The other book was Baby Halder’s autobiographical book, a hard-hitting account of what it means to be poor, female and to live in an abusive marriage. This book, called A Life Less Ordinary, has been a transformative experience for many many poor women, and Baby herself has become an inspiration.
You’ve been part of the feminist movement for decades. How have the changing times affected your politics?
If anything, I am more than ever convinced that the feminist movement in India is the only movement that has retained an openness, a self-questioning and an ability to learn. I think feminists of my generation, and there are many of us, have grown in our understanding, we’ve questioned many of our own assumptions, we’ve seen many changes around us, but we all agree that feminism gives our lives meaning, and that gives us the energy to go on.
Have I become less militant? Yes perhaps age does that to you. But that’s not because I reject militant feminism, I think it has a place, but because I have chosen to work in other ways. Have I become more balanced? Perhaps, except that I don’t think I was ever unbalanced, nor – even though we may have thrown shoes at people who refused to accept that women had been violated in x or y place – were my colleagues.
I think you change with age, you change as the issues you are confronted with become more complex and more intertwined, but your core beliefs don’t go away. One of the things I’ve learnt over the years is how, even within feminism, there will be a continuous process of questioning of what may be seen as the “mainstream” feminist position by other groups – as is happening now with Dalit feminist groups who are questioning what they see a mainstream feminism’s refusal to recognise and acknowledge their complicity in caste discrimination – and we have to recognise this questioning as an integral part of our learning process.
What are you reading at the moment? What are some books you’ve enjoyed recently?
Of late I’ve been reading a lot of the books we’ve published -– you know as editor you read but you don’t really read because you are reading with an editorial eye and not a reader’s eye. So I’ve been reading our books and thinking, wow, we do some really good books! I shan’t mention these though, because I’m a well brought-up feminist and will not brag.

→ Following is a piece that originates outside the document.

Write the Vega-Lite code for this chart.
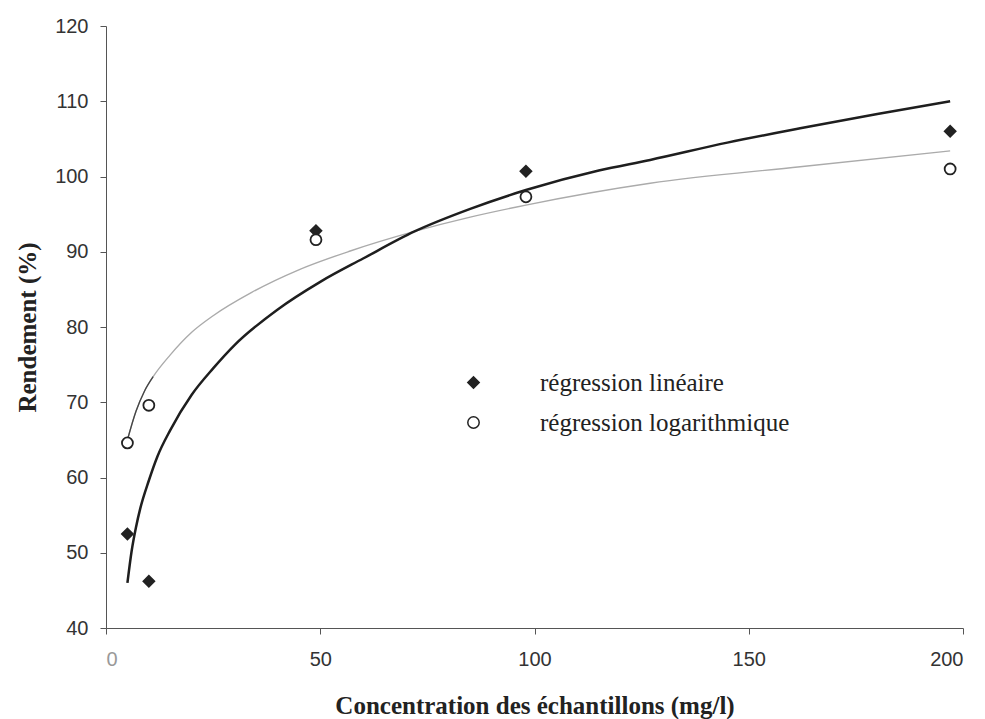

I’m just rereading the old wonderful collection Women Writing in India (two volumes), I go back to it continually, I’m rereading Tamas in Hindi because I picked it up in a bookstore, I’m reading the autobiograpy of Hindi writer Ramnika Gupta because I’m interested in autobiography, I’m reading Vishwayjyoti Ghosh’s graphic novel, Delhi Calm which I should have read ages ago, I’m reading Sharmila Rege’s edited collection of Ambedkar’s writings, Against the Madness of Manu.
What would you say to young writers working on historical and political subjects?
I’d say great, please do more of this. I don’t think age is a necessity for any kind of writing, and the approach of the young to history and politics is something we need to learn from. This will also open up our understanding of these subjects because otherwise it tends to remain very hidebound and fixed. I’d only say that while working on these or any other subjects, it’s important to question what you see and go beyond, else you will never see what the mainstream so effectively hides.
What do you have planned for the near future?
Lots. I live with a constant sense of incompleteness, a constant feeling that there is so much more to do. I’ve learnt to recognise this as a desirable state of being. I hope it never leaves me.